The reason why I cast some serious pre-fight doubt about Ramirez’s ability to match and potentially topple Bivol was partly his strength of schedule. Rewatching fight tape from recent bouts and you could see some glaring tendencies, without needing to look too hard, there to be exploited. Defensively and in attack.
Jesse Hart said Zurdo doesn’t like pressure. Who does?

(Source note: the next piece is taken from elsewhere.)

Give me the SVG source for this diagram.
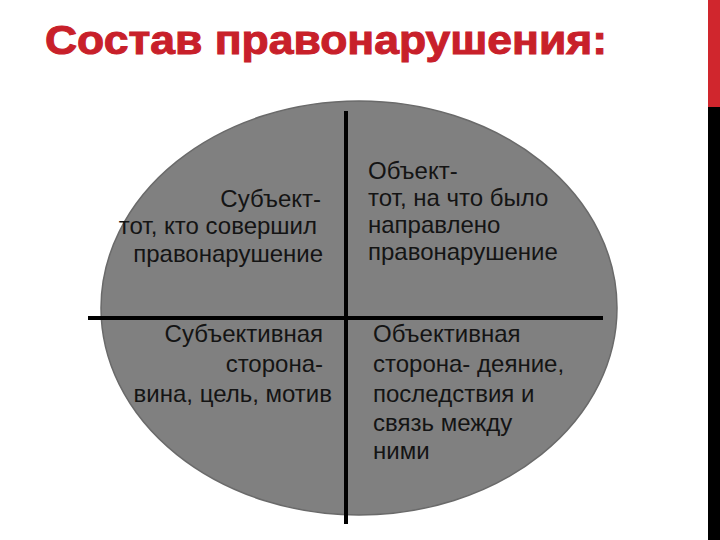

Wearing on a bigger man, making him miss and staying out of range while peppering him with clean shots, watching him second-guess himself, that’s one way to make him feel hard done by.
Since that night, Ramirez took time out to lick his wounds and began re-inventing himself as a fully-fledged cruiserweight, having struggled to make the 175lb limit four months later. Now, he’s more settled and technical defiencies less obvious against physically bigger opposition where his previous strengths are more obvious.
He pitched a near shutout over ten rounds against former WBO light-heavyweight titleholder Joe Smith Jr last October and the 33-year-old southpaw took advantage against an inactive champion in Arsen Goulamirian, who punches harder than Billam-Smith by McGuigan’s reckoning, but isn’t nearly as battle-hardened.
“Zurdo has been pro a long time, started at a lighter weight but has really filled into the weight category. He’s not a massive 200lber but gonna be solid, fights at a higher tempo than most, got a granite chin and used to being in there with decent punchers… never been stopped, recovers well after being hurt.”